** Start **
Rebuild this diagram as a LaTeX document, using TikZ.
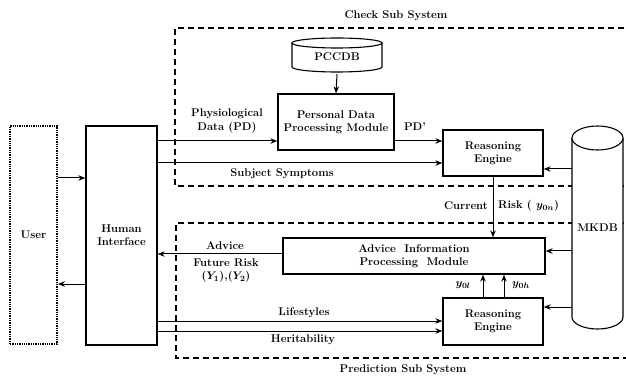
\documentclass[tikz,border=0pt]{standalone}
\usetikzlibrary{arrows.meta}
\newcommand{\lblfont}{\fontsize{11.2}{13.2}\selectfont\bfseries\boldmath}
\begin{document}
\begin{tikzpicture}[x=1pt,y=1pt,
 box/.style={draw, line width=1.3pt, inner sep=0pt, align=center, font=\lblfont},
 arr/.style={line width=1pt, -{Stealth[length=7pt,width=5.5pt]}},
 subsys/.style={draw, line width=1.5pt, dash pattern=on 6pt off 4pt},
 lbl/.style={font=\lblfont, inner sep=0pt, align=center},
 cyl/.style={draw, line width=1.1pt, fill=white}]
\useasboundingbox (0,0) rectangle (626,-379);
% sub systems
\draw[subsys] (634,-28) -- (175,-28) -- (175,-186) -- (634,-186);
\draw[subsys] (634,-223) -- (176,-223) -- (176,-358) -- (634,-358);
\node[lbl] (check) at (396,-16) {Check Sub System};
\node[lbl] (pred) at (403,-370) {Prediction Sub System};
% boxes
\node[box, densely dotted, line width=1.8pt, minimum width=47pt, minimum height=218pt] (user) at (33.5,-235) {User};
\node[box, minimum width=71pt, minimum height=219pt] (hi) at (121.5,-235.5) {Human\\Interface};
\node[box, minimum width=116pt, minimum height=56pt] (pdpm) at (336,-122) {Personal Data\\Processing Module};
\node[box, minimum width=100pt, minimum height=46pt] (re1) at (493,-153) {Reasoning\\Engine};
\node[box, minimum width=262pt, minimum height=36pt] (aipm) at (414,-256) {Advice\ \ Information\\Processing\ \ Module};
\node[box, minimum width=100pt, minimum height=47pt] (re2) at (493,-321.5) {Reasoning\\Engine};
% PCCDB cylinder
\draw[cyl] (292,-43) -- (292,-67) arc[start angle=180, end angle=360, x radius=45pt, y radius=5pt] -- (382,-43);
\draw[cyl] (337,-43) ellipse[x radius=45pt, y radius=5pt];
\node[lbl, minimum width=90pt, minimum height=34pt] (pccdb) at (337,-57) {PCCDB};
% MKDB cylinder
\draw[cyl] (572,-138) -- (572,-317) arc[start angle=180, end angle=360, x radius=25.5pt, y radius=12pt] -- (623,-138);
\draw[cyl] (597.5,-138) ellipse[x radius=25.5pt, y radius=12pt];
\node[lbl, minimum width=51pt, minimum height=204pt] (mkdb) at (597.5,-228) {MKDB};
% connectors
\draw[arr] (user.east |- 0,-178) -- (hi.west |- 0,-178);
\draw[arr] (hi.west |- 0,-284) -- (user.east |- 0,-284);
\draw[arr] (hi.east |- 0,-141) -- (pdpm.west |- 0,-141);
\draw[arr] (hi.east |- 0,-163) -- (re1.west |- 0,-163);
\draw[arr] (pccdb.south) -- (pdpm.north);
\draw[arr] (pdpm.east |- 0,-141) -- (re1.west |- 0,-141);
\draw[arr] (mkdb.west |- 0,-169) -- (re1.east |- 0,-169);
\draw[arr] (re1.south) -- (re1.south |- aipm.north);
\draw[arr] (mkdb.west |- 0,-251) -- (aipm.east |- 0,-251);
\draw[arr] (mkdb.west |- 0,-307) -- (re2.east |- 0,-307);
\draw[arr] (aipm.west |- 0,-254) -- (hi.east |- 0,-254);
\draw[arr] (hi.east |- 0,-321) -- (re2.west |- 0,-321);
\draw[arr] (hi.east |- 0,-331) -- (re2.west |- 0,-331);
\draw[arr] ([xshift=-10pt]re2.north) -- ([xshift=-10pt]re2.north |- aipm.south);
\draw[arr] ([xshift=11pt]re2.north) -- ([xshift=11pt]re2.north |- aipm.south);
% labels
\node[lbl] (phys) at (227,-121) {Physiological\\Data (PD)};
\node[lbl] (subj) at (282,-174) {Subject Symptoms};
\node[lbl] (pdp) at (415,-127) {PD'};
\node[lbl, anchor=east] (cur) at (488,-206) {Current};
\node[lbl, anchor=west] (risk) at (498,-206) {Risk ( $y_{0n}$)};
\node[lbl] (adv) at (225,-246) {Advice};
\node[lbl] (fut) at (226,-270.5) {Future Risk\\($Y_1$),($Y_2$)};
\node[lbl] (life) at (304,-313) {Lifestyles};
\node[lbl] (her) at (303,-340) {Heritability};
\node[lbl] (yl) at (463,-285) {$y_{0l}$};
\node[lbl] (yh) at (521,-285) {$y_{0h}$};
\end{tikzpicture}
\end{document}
** End **
● Aim:
Transcribe the material exactly, leaving every picture out.

● Result:
Rebuild this diagram as a LaTeX document, using TikZ.
\documentclass[tikz,border=0pt]{standalone}
\usetikzlibrary{arrows.meta}
\newcommand{\lblfont}{\fontsize{11.2}{13.2}\selectfont\bfseries\boldmath}
\begin{document}
\begin{tikzpicture}[x=1pt,y=1pt,
 box/.style={draw, line width=1.3pt, inner sep=0pt, align=center, font=\lblfont},
 arr/.style={line width=1pt, -{Stealth[length=7pt,width=5.5pt]}},
 subsys/.style={draw, line width=1.5pt, dash pattern=on 6pt off 4pt},
 lbl/.style={font=\lblfont, inner sep=0pt, align=center},
 cyl/.style={draw, line width=1.1pt, fill=white}]
\useasboundingbox (0,0) rectangle (626,-379);
% sub systems
\draw[subsys] (634,-28) -- (175,-28) -- (175,-186) -- (634,-186);
\draw[subsys] (634,-223) -- (176,-223) -- (176,-358) -- (634,-358);
\node[lbl] (check) at (396,-16) {Check Sub System};
\node[lbl] (pred) at (403,-370) {Prediction Sub System};
% boxes
\node[box, densely dotted, line width=1.8pt, minimum width=47pt, minimum height=218pt] (user) at (33.5,-235) {User};
\node[box, minimum width=71pt, minimum height=219pt] (hi) at (121.5,-235.5) {Human\\Interface};
\node[box, minimum width=116pt, minimum height=56pt] (pdpm) at (336,-122) {Personal Data\\Processing Module};
\node[box, minimum width=100pt, minimum height=46pt] (re1) at (493,-153) {Reasoning\\Engine};
\node[box, minimum width=262pt, minimum height=36pt] (aipm) at (414,-256) {Advice\ \ Information\\Processing\ \ Module};
\node[box, minimum width=100pt, minimum height=47pt] (re2) at (493,-321.5) {Reasoning\\Engine};
% PCCDB cylinder
\draw[cyl] (292,-43) -- (292,-67) arc[start angle=180, end angle=360, x radius=45pt, y radius=5pt] -- (382,-43);
\draw[cyl] (337,-43) ellipse[x radius=45pt, y radius=5pt];
\node[lbl, minimum width=90pt, minimum height=34pt] (pccdb) at (337,-57) {PCCDB};
% MKDB cylinder
\draw[cyl] (572,-138) -- (572,-317) arc[start angle=180, end angle=360, x radius=25.5pt, y radius=12pt] -- (623,-138);
\draw[cyl] (597.5,-138) ellipse[x radius=25.5pt, y radius=12pt];
\node[lbl, minimum width=51pt, minimum height=204pt] (mkdb) at (597.5,-228) {MKDB};
% connectors
\draw[arr] (user.east |- 0,-178) -- (hi.west |- 0,-178);
\draw[arr] (hi.west |- 0,-284) -- (user.east |- 0,-284);
\draw[arr] (hi.east |- 0,-141) -- (pdpm.west |- 0,-141);
\draw[arr] (hi.east |- 0,-163) -- (re1.west |- 0,-163);
\draw[arr] (pccdb.south) -- (pdpm.north);
\draw[arr] (pdpm.east |- 0,-141) -- (re1.west |- 0,-141);
\draw[arr] (mkdb.west |- 0,-169) -- (re1.east |- 0,-169);
\draw[arr] (re1.south) -- (re1.south |- aipm.north);
\draw[arr] (mkdb.west |- 0,-251) -- (aipm.east |- 0,-251);
\draw[arr] (mkdb.west |- 0,-307) -- (re2.east |- 0,-307);
\draw[arr] (aipm.west |- 0,-254) -- (hi.east |- 0,-254);
\draw[arr] (hi.east |- 0,-321) -- (re2.west |- 0,-321);
\draw[arr] (hi.east |- 0,-331) -- (re2.west |- 0,-331);
\draw[arr] ([xshift=-10pt]re2.north) -- ([xshift=-10pt]re2.north |- aipm.south);
\draw[arr] ([xshift=11pt]re2.north) -- ([xshift=11pt]re2.north |- aipm.south);
% labels
\node[lbl] (phys) at (227,-121) {Physiological\\Data (PD)};
\node[lbl] (subj) at (282,-174) {Subject Symptoms};
\node[lbl] (pdp) at (415,-127) {PD'};
\node[lbl, anchor=east] (cur) at (488,-206) {Current};
\node[lbl, anchor=west] (risk) at (498,-206) {Risk ( $y_{0n}$)};
\node[lbl] (adv) at (225,-246) {Advice};
\node[lbl] (fut) at (226,-270.5) {Future Risk\\($Y_1$),($Y_2$)};
\node[lbl] (life) at (304,-313) {Lifestyles};
\node[lbl] (her) at (303,-340) {Heritability};
\node[lbl] (yl) at (463,-285) {$y_{0l}$};
\node[lbl] (yh) at (521,-285) {$y_{0h}$};
\end{tikzpicture}
\end{document}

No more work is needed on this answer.